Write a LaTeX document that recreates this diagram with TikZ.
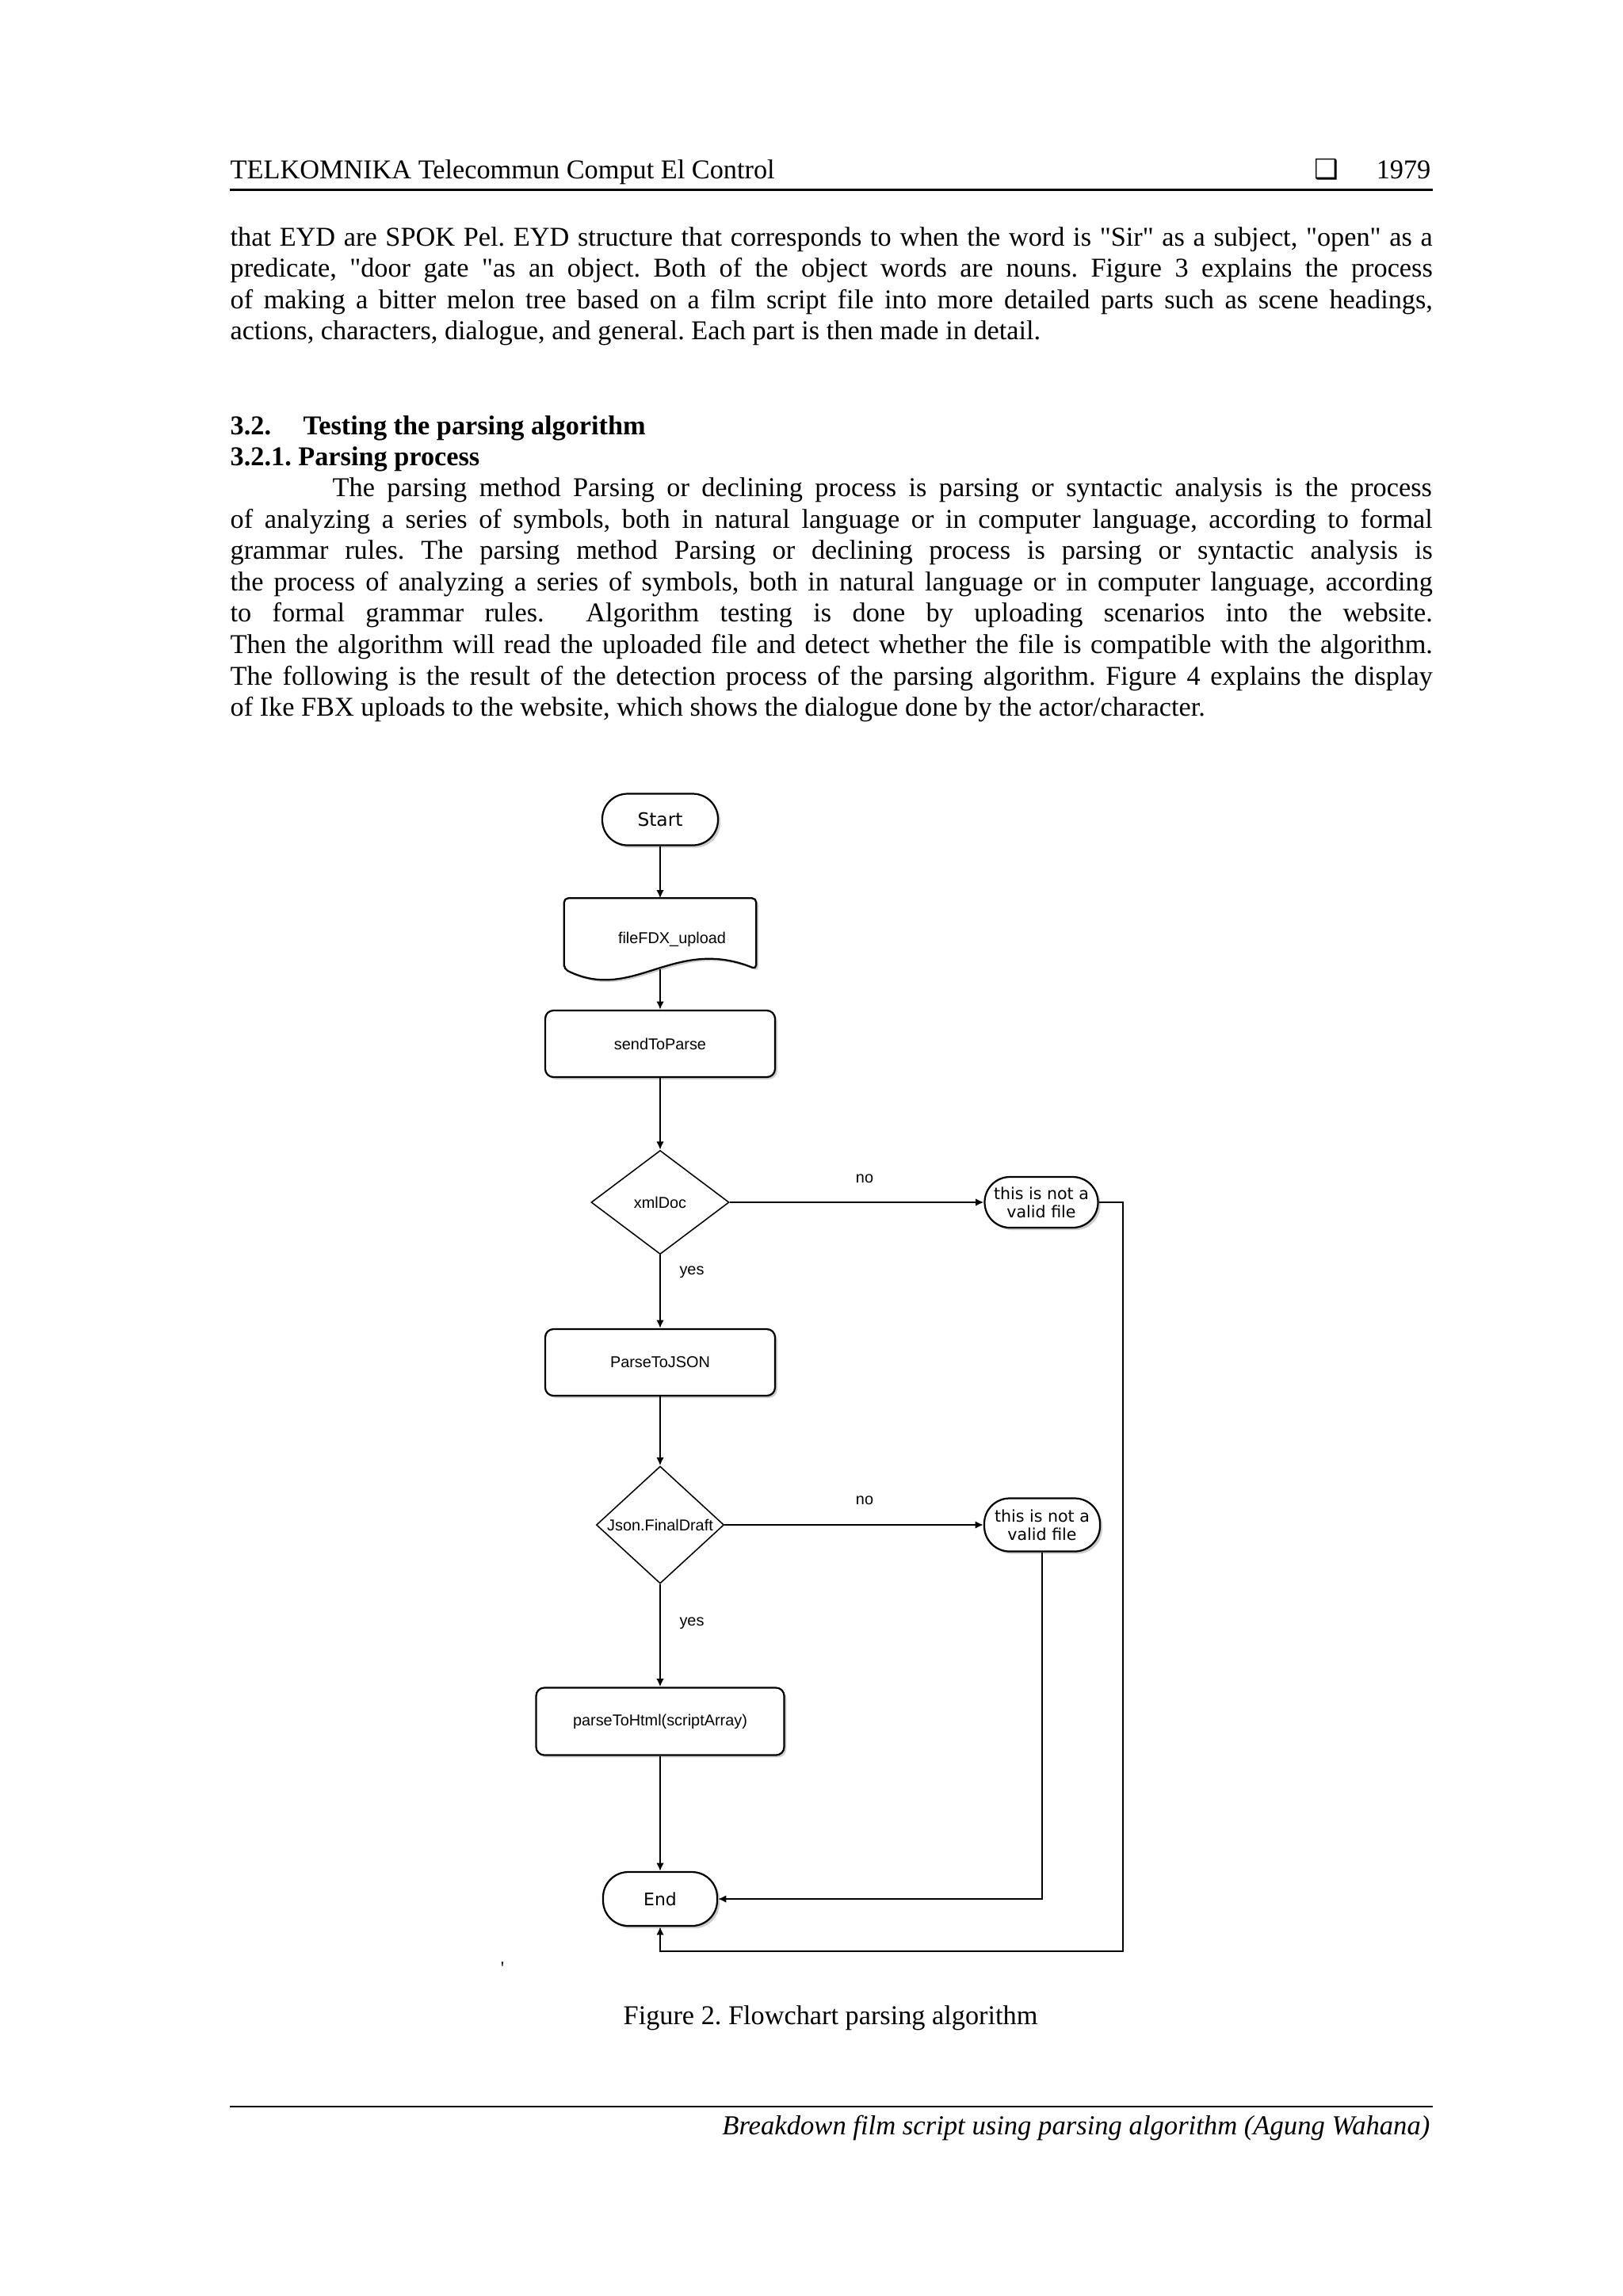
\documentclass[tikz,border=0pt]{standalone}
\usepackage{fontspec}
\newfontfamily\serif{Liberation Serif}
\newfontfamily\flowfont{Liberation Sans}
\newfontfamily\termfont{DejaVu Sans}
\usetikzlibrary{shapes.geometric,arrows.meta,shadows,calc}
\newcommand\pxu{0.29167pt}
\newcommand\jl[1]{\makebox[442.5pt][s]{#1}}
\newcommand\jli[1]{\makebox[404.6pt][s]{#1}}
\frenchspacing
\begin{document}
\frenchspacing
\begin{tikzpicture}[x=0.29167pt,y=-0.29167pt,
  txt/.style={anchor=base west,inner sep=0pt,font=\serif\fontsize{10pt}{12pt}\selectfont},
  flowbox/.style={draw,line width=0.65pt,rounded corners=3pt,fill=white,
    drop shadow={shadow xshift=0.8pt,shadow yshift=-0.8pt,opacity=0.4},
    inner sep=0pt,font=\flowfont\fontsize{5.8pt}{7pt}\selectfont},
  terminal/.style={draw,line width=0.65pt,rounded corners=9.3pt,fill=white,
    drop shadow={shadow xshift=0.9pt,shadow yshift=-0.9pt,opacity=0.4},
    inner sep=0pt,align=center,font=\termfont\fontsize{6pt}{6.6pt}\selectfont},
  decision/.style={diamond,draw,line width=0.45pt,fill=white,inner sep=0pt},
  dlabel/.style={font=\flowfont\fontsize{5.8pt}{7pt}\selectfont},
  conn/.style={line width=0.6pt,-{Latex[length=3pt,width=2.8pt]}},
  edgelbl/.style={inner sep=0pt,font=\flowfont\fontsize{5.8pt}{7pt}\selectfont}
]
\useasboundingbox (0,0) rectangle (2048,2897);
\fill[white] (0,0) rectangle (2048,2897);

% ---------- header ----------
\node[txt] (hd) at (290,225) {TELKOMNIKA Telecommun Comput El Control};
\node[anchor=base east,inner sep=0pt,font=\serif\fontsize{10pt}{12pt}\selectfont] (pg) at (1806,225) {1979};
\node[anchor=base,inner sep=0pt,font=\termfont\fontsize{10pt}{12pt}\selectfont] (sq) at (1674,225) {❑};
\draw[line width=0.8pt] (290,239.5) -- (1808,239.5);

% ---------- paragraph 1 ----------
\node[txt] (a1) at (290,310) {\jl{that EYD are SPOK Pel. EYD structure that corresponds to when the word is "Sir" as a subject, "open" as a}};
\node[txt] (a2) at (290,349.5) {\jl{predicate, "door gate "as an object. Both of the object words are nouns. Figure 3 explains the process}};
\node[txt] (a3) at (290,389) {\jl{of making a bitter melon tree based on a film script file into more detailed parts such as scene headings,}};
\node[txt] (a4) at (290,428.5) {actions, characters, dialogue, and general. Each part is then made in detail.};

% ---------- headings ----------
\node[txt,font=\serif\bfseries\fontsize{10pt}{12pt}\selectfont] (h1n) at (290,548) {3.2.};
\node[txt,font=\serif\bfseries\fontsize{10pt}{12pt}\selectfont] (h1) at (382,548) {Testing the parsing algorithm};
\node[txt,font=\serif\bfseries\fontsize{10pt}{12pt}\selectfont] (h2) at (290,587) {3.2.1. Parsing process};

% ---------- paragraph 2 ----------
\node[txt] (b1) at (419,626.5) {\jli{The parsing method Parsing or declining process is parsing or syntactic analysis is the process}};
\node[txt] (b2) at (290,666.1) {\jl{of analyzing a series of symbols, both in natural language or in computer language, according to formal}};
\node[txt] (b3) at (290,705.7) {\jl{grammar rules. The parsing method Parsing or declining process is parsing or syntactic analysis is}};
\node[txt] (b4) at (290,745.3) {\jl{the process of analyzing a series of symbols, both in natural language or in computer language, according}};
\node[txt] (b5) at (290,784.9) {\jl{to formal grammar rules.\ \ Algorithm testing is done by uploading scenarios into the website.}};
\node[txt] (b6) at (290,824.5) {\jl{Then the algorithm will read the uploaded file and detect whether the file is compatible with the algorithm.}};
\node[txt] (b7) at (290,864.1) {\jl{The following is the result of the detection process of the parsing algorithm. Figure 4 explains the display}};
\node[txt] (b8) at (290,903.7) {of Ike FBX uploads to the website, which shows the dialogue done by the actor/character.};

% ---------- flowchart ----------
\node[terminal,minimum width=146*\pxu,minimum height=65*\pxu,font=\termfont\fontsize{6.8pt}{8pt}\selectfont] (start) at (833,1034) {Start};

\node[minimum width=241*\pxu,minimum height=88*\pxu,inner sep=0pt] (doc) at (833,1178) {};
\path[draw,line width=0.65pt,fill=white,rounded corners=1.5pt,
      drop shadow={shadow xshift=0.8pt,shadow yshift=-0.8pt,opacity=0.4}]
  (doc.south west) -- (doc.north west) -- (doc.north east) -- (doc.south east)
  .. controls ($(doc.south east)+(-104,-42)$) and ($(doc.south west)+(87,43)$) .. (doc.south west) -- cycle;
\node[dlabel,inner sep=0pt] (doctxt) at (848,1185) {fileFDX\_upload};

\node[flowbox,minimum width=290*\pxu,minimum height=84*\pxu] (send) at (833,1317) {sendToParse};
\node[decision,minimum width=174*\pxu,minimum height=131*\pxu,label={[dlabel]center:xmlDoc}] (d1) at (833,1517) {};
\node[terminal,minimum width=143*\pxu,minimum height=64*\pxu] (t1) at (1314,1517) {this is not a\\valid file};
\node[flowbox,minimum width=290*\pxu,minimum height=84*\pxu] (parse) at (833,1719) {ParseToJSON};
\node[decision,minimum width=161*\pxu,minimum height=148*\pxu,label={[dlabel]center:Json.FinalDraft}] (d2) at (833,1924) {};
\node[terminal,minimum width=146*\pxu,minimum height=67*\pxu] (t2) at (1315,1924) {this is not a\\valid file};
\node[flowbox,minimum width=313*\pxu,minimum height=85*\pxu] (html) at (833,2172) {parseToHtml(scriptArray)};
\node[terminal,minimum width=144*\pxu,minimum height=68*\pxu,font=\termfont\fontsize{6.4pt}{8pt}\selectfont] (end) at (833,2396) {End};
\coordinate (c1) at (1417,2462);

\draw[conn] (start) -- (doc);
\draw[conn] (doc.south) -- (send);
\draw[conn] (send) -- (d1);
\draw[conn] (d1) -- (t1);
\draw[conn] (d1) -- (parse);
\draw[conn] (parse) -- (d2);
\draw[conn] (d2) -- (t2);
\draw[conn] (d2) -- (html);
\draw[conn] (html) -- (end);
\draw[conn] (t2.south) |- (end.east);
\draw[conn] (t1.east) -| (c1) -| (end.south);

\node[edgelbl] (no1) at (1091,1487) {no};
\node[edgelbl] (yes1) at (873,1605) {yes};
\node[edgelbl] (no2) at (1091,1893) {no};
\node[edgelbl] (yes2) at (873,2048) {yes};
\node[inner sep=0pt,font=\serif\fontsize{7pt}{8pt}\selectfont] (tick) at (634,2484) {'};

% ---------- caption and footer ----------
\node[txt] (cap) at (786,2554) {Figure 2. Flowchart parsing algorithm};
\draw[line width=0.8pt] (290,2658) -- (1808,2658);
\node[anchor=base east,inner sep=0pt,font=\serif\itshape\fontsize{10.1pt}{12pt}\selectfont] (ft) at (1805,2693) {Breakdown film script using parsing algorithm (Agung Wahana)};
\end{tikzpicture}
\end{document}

========

## WHAT YOU HAVE TO DO
Extract from the data every line where "this" shows up.

## RESPONSE BELOW
Write a LaTeX document that recreates this diagram with TikZ.
\node[terminal,minimum width=143*\pxu,minimum height=64*\pxu] (t1) at (1314,1517) {this is not a\\valid file};
\node[terminal,minimum width=146*\pxu,minimum height=67*\pxu] (t2) at (1315,1924) {this is not a\\valid file};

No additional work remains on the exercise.